Fort de 85 titres, cet ouvrage fait suite à un premier volume consacré à l’analyse de l’espace au travers des paroles de chansons. Ici, la focale se resserre sur la question de la ville, fussent-elles clairement nommées, génériques ou imaginaires.
Raphaël Pieroni et Jean-François Staszak reprennent la plume de l’avant-propos mais Jean-François Staszak propose, en plus, en introduction un texte général permettant quelques mises au point. On y apprend sur la définition de l’imaginaire urbain autour des représentations, sensations, émotions qui permettent d’appréhender les villes, un imaginaire d’ailleurs très masculinisé du fait d’une domination des chanteurs sur les chanteuses ; sur le volet fourre-tout du terme « musique urbaine » ; sur la construction de l’identité et de l’expérience, les chansons permettant d’associer une ville à un instrument ou à un style, d’associer une écoute à une expérience spatiale et de créer un souvenir.
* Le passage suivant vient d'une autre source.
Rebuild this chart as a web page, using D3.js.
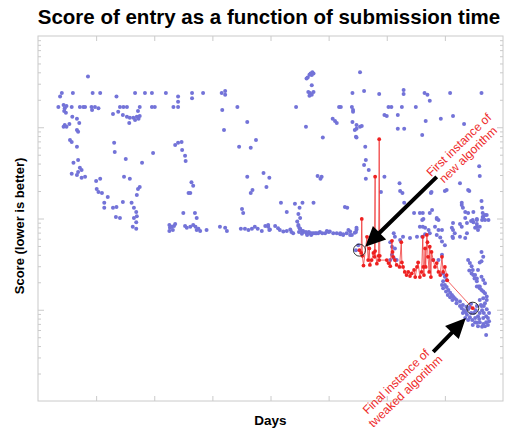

La vue d’ensemble sur le corpus montre une cartographie des vides (l’Asie, l’Afrique et l’ Amérique du Sud où il est difficile de structurer un public international) et des pleins (Paris domine bien sûr, marque d’un pays très centralisé, mais d’autres villes sont chères aux francophones : Bruxelles, Montréal, Alger…).
On retrouve les analyses sur la performativité de l’espace notamment au travers de la dénomination a postériori de rue (à Nantes après le titre éponyme de Barbara), de places (à Cherbourg et Rochefort avec la chanson des jumelles Deneuve Dorléac) ou d’un jardin (« Serge Gainsbourg » porte des Lilas).
On avance également dans l’idée de l’appropriation culturelle, la modification des textes ou de leur message, l’idée que les reprises multiples peuvent décontextualiser l’œuvre et la reterritorialiser : le « Dancing in the streets » original de 1964 de Matha & the Vandellas prend d’autres revendications chez David Bowie et Mick Jagger en 1985 ; la chanson « Jerusalema » de Master KG montre une double reterritorialisation : la chorégraphie a voyagé pendant la pandémie, elle a évolué dans ses paroles, ses lieux….
De très nombreuses entrées thématiques peuvent être abordées :
- La société urbaine dans sa globalité, sa violence (« Construçao » de Chico Buarque), ses envahisseurs (« Les loups sont entrés dans Paris » de Serge Reggiani), ses marginaux (« Quand on arrive en ville » de Daniel Balavoine et Nanette Workman) parfois au travers la lutte (« Pata, Pata » de Miriam Makeba)
- La prospective et la quasi prophétie de « Monopolis » (France Gall)
- Les fonctions urbaines avec l’évolution du commerce (« Alix et Félix » de Bénabar)
- Les frontières entre ville et campagne au travers des différences de mœurs (« Le Loir et Cher » de Michel Delpech), de la montée à la capitale pour l’emploi et une vie meilleure (« Je vais à Yaoundé » de André Marie Talla), de l’urbanisation galopante (« Le petit jardin » de Jacques Dutronc ou « Comme un arbre » de Maxime le Forestier) et de la métropolisation et la course à la verticalité (« New-York USA » de Serge Gainsbourg), de l’ennui dans la banlieue (« Banlieue rouge » de Renaud) ou encore des frontières intraurbaines (« Rive gauche à Paris » de Alain Souchon)
- L’angle de vue du discours, la fenêtre (« Fenêtre sur rue » de Hugo TSR)
- Le comparatisme de situations similaires à l’image de Caen et Bruxelles (« La pluie » de Orelsan et Stromae)
- Le bilinguisme, ici de « Bruxelles je t’aime » de Angèle
On ne pourra qu’apprécier, de manière générale les beaux écrits des auteurs qui, délivrés des canons de l’écriture scientifiques, aboutissent à des textes très poétiques. Et il y a encore de quoi faire si l’on en croit la cinquantaine de titres listés en page 9, l’occasion d’un volume 3 ?
Trois coquilles repérées si jamais réimpression il devait y avoir : il y a un « s » en trop à la Parisienne sur les paroles de « Mexico » de Luis Mariano p 38 ; un conflit entre « Mac David » et « Mac Davis » comme compositeur du « In the ghetto » de Elvis Presley sur les pages 84-85 ; un verbe incorrectement au pluriel sur les questions qu’Elvis « se posait » p 85.